= TASK REQUIREMENTS =
Repeat, exactly and completely, the material that follows. Omit the pictures.

-- Start of STORED DATA --

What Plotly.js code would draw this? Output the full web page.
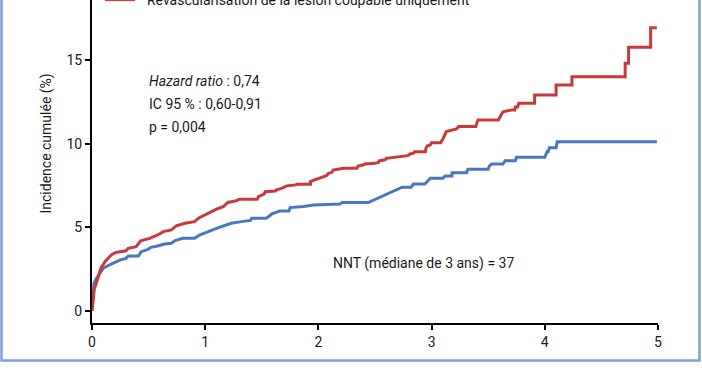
<!DOCTYPE html>
<html>
<head>
<meta charset="utf-8">
<script src="https://cdn.plot.ly/plotly-3.0.1.min.js"></script>
<style>html,body{margin:0;padding:0;background:#fff;}#chart{width:702px;height:370px;}</style>
</head>
<body>
<div id="chart"></div>
<script>
// Years of follow-up / cumulative incidence (%) — curve vertices
const redName = "Revascularisation de la lésion coupable uniquement";
const blueName = "Revascularisation complète";

const redX = [0,0.02,0.04,0.08,0.12,0.17,0.21,0.30,0.32,0.39,0.43,0.51,0.58,0.63,0.70,0.745,0.82,0.905,0.94,1.02,1.10,1.16,1.20,1.275,1.30,1.46,1.47,1.52,1.53,1.62,1.63,1.675,1.70,1.72,1.80,1.81,1.93,1.93,1.96,2.00,2.02,2.07,2.09,2.12,2.13,2.20,2.22,2.34,2.35,2.40,2.41,2.50,2.53,2.54,2.59,2.60,2.67,2.72,2.79,2.81,2.84,2.85,2.945,2.95,2.96,2.99,3.00,3.08,3.10,3.13,3.18,3.22,3.24,3.39,3.40,3.41,3.59,3.61,3.63,3.71,3.735,3.74,3.76,3.77,3.91,3.91,4.10,4.10,4.24,4.24,4.71,4.71,4.74,4.74,4.935,4.935,4.99];
const redY = [0,1.3,1.7,2.6,3.0,3.35,3.5,3.6,3.75,3.85,4.2,4.35,4.55,4.75,4.85,5.1,5.25,5.35,5.55,5.85,6.1,6.25,6.5,6.6,6.69,6.69,6.85,7.0,7.14,7.18,7.25,7.34,7.42,7.49,7.55,7.59,7.59,7.75,7.84,7.95,8.0,8.1,8.24,8.3,8.44,8.5,8.54,8.54,8.68,8.75,8.8,8.84,8.9,9.0,9.05,9.14,9.2,9.24,9.3,9.4,9.45,9.54,9.54,9.75,9.88,9.95,10.08,10.08,10.3,10.74,10.84,10.9,11.04,11.04,11.25,11.44,11.44,11.7,11.93,12.04,12.04,12.22,12.22,12.44,12.44,12.93,12.93,13.53,13.53,14.03,14.03,14.83,14.83,15.79,15.79,16.96,16.96];

const blueX = [0,0.01,0.018,0.04,0.10,0.17,0.245,0.30,0.32,0.41,0.435,0.495,0.52,0.58,0.64,0.70,0.73,0.80,0.905,0.95,1.02,1.10,1.16,1.23,1.32,1.40,1.41,1.54,1.59,1.66,1.74,1.75,1.87,1.955,2.19,2.21,2.44,2.72,2.74,2.82,2.84,2.94,2.99,3.10,3.12,3.18,3.18,3.31,3.32,3.50,3.51,3.53,3.63,3.65,3.74,3.75,4.00,4.02,4.03,4.04,4.10,4.11,4.99];
const blueY = [0,1.0,1.66,1.96,2.56,2.81,3.05,3.15,3.29,3.29,3.55,3.69,3.81,3.89,4.01,4.05,4.2,4.35,4.35,4.55,4.75,4.95,5.09,5.25,5.35,5.42,5.55,5.55,5.81,5.99,5.99,6.19,6.25,6.35,6.41,6.49,6.49,7.35,7.41,7.41,7.6,7.6,7.95,7.95,8.08,8.08,8.28,8.28,8.48,8.48,8.68,8.8,8.8,9.0,9.0,9.2,9.2,9.54,9.54,9.78,9.78,10.14,10.14];

const xTicks = [0,1,2,3,4,5];
const yTicks = [0,5,10,15];
const statsLines = ["<i>Hazard ratio</i> : 0,74", "IC 95 % : 0,60-0,91", "p = 0,004"];
const statsY = [13.77, 12.4, 11.0];
const nntText = "NNT (médiane de 3 ans) = 37";
const yTitle = "Incidence cumulée (%)";

const FONT = "Roboto, 'Noto Sans', sans-serif";
const RED = "#c9383a", BLUE = "#4a76bf";

const traces = [
  {x: blueX, y: blueY, type: "scatter", mode: "lines", name: blueName, showlegend: false,
   line: {color: BLUE, width: 3, shape: "linear"}, hoverinfo: "skip"},
  {x: redX, y: redY, type: "scatter", mode: "lines", name: "\u00a0\u00a0" + redName,
   line: {color: RED, width: 3, shape: "linear"}, hoverinfo: "skip"}
];

const annotations = statsLines.map((t, i) => ({
  x: 0.486, y: statsY[i], xref: "x", yref: "y", text: t, showarrow: false,
  xanchor: "left", yanchor: "middle", font: {family: FONT, size: 14, color: "#1a1a1a"}
}));
annotations.push({x: 2.11, y: 2.87, xref: "x", yref: "y", text: nntText, showarrow: false,
  xanchor: "left", yanchor: "middle", font: {family: FONT, size: 14, color: "#1a1a1a"}});
annotations.push({x: (46 - 92) / 566, y: 1 - 143.5 / 323, xref: "paper", yref: "paper",
  text: yTitle, textangle: -90, showarrow: false, xanchor: "center", yanchor: "middle",
  font: {family: FONT, size: 14, color: "#1a1a1a"}});

const layout = {
  width: 702, height: 370,
  margin: {l: 92, r: 44, t: 0, b: 47, autoexpand: false},
  paper_bgcolor: "#ffffff", plot_bgcolor: "#ffffff",
  font: {family: FONT, size: 14, color: "#1a1a1a"},
  showlegend: true,
  legend: {x: (100 - 92) / 566, y: 1.0, xanchor: "left", yanchor: "middle",
           bgcolor: "rgba(0,0,0,0)", font: {family: FONT, size: 14, color: "#1a1a1a"}},
  xaxis: {range: [0, 5], tickvals: xTicks, ticktext: xTicks.map(String), showgrid: false, zeroline: false,
          showline: true, linecolor: "#000", linewidth: 2, ticks: "outside", ticklen: 5, tickwidth: 2,
          tickcolor: "#000", tickfont: {family: FONT, size: 14, color: "#1a1a1a"}, fixedrange: true},
  yaxis: {range: [-0.72, 18.62], tickvals: yTicks, ticktext: yTicks.map(String), showgrid: false, zeroline: false,
          showline: true, linecolor: "#000", linewidth: 2, ticks: "outside", ticklen: 5, tickwidth: 2,
          tickcolor: "#000", tickfont: {family: FONT, size: 14, color: "#1a1a1a"}, fixedrange: true},
  annotations: annotations,
  shapes: [{type: "rect", xref: "paper", yref: "paper",
            x0: (1.5 - 92) / 566, x1: (699.5 - 92) / 566, y0: 1 - 360.5 / 323, y1: 1.2,
            line: {color: "#7ba3d9", width: 2.5}, fillcolor: "rgba(0,0,0,0)", layer: "below"}]
};

Plotly.newPlot("chart", traces, layout, {staticPlot: true, displayModeBar: false});
</script>
</body>
</html>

-- End of STORED DATA --

= FULL SOLUTION =
What Plotly.js code would draw this? Output the full web page.
<!DOCTYPE html>
<html>
<head>
<meta charset="utf-8">
<script src="https://cdn.plot.ly/plotly-3.0.1.min.js"></script>
<style>html,body{margin:0;padding:0;background:#fff;}#chart{width:702px;height:370px;}</style>
</head>
<body>
<div id="chart"></div>
<script>
// Years of follow-up / cumulative incidence (%) — curve vertices
const redName = "Revascularisation de la lésion coupable uniquement";
const blueName = "Revascularisation complète";

const redX = [0,0.02,0.04,0.08,0.12,0.17,0.21,0.30,0.32,0.39,0.43,0.51,0.58,0.63,0.70,0.745,0.82,0.905,0.94,1.02,1.10,1.16,1.20,1.275,1.30,1.46,1.47,1.52,1.53,1.62,1.63,1.675,1.70,1.72,1.80,1.81,1.93,1.93,1.96,2.00,2.02,2.07,2.09,2.12,2.13,2.20,2.22,2.34,2.35,2.40,2.41,2.50,2.53,2.54,2.59,2.60,2.67,2.72,2.79,2.81,2.84,2.85,2.945,2.95,2.96,2.99,3.00,3.08,3.10,3.13,3.18,3.22,3.24,3.39,3.40,3.41,3.59,3.61,3.63,3.71,3.735,3.74,3.76,3.77,3.91,3.91,4.10,4.10,4.24,4.24,4.71,4.71,4.74,4.74,4.935,4.935,4.99];
const redY = [0,1.3,1.7,2.6,3.0,3.35,3.5,3.6,3.75,3.85,4.2,4.35,4.55,4.75,4.85,5.1,5.25,5.35,5.55,5.85,6.1,6.25,6.5,6.6,6.69,6.69,6.85,7.0,7.14,7.18,7.25,7.34,7.42,7.49,7.55,7.59,7.59,7.75,7.84,7.95,8.0,8.1,8.24,8.3,8.44,8.5,8.54,8.54,8.68,8.75,8.8,8.84,8.9,9.0,9.05,9.14,9.2,9.24,9.3,9.4,9.45,9.54,9.54,9.75,9.88,9.95,10.08,10.08,10.3,10.74,10.84,10.9,11.04,11.04,11.25,11.44,11.44,11.7,11.93,12.04,12.04,12.22,12.22,12.44,12.44,12.93,12.93,13.53,13.53,14.03,14.03,14.83,14.83,15.79,15.79,16.96,16.96];

const blueX = [0,0.01,0.018,0.04,0.10,0.17,0.245,0.30,0.32,0.41,0.435,0.495,0.52,0.58,0.64,0.70,0.73,0.80,0.905,0.95,1.02,1.10,1.16,1.23,1.32,1.40,1.41,1.54,1.59,1.66,1.74,1.75,1.87,1.955,2.19,2.21,2.44,2.72,2.74,2.82,2.84,2.94,2.99,3.10,3.12,3.18,3.18,3.31,3.32,3.50,3.51,3.53,3.63,3.65,3.74,3.75,4.00,4.02,4.03,4.04,4.10,4.11,4.99];
const blueY = [0,1.0,1.66,1.96,2.56,2.81,3.05,3.15,3.29,3.29,3.55,3.69,3.81,3.89,4.01,4.05,4.2,4.35,4.35,4.55,4.75,4.95,5.09,5.25,5.35,5.42,5.55,5.55,5.81,5.99,5.99,6.19,6.25,6.35,6.41,6.49,6.49,7.35,7.41,7.41,7.6,7.6,7.95,7.95,8.08,8.08,8.28,8.28,8.48,8.48,8.68,8.8,8.8,9.0,9.0,9.2,9.2,9.54,9.54,9.78,9.78,10.14,10.14];

const xTicks = [0,1,2,3,4,5];
const yTicks = [0,5,10,15];
const statsLines = ["<i>Hazard ratio</i> : 0,74", "IC 95 % : 0,60-0,91", "p = 0,004"];
const statsY = [13.77, 12.4, 11.0];
const nntText = "NNT (médiane de 3 ans) = 37";
const yTitle = "Incidence cumulée (%)";

const FONT = "Roboto, 'Noto Sans', sans-serif";
const RED = "#c9383a", BLUE = "#4a76bf";

const traces = [
  {x: blueX, y: blueY, type: "scatter", mode: "lines", name: blueName, showlegend: false,
   line: {color: BLUE, width: 3, shape: "linear"}, hoverinfo: "skip"},
  {x: redX, y: redY, type: "scatter", mode: "lines", name: "\u00a0\u00a0" + redName,
   line: {color: RED, width: 3, shape: "linear"}, hoverinfo: "skip"}
];

const annotations = statsLines.map((t, i) => ({
  x: 0.486, y: statsY[i], xref: "x", yref: "y", text: t, showarrow: false,
  xanchor: "left", yanchor: "middle", font: {family: FONT, size: 14, color: "#1a1a1a"}
}));
annotations.push({x: 2.11, y: 2.87, xref: "x", yref: "y", text: nntText, showarrow: false,
  xanchor: "left", yanchor: "middle", font: {family: FONT, size: 14, color: "#1a1a1a"}});
annotations.push({x: (46 - 92) / 566, y: 1 - 143.5 / 323, xref: "paper", yref: "paper",
  text: yTitle, textangle: -90, showarrow: false, xanchor: "center", yanchor: "middle",
  font: {family: FONT, size: 14, color: "#1a1a1a"}});

const layout = {
  width: 702, height: 370,
  margin: {l: 92, r: 44, t: 0, b: 47, autoexpand: false},
  paper_bgcolor: "#ffffff", plot_bgcolor: "#ffffff",
  font: {family: FONT, size: 14, color: "#1a1a1a"},
  showlegend: true,
  legend: {x: (100 - 92) / 566, y: 1.0, xanchor: "left", yanchor: "middle",
           bgcolor: "rgba(0,0,0,0)", font: {family: FONT, size: 14, color: "#1a1a1a"}},
  xaxis: {range: [0, 5], tickvals: xTicks, ticktext: xTicks.map(String), showgrid: false, zeroline: false,
          showline: true, linecolor: "#000", linewidth: 2, ticks: "outside", ticklen: 5, tickwidth: 2,
          tickcolor: "#000", tickfont: {family: FONT, size: 14, color: "#1a1a1a"}, fixedrange: true},
  yaxis: {range: [-0.72, 18.62], tickvals: yTicks, ticktext: yTicks.map(String), showgrid: false, zeroline: false,
          showline: true, linecolor: "#000", linewidth: 2, ticks: "outside", ticklen: 5, tickwidth: 2,
          tickcolor: "#000", tickfont: {family: FONT, size: 14, color: "#1a1a1a"}, fixedrange: true},
  annotations: annotations,
  shapes: [{type: "rect", xref: "paper", yref: "paper",
            x0: (1.5 - 92) / 566, x1: (699.5 - 92) / 566, y0: 1 - 360.5 / 323, y1: 1.2,
            line: {color: "#7ba3d9", width: 2.5}, fillcolor: "rgba(0,0,0,0)", layer: "below"}]
};

Plotly.newPlot("chart", traces, layout, {staticPlot: true, displayModeBar: false});
</script>
</body>
</html>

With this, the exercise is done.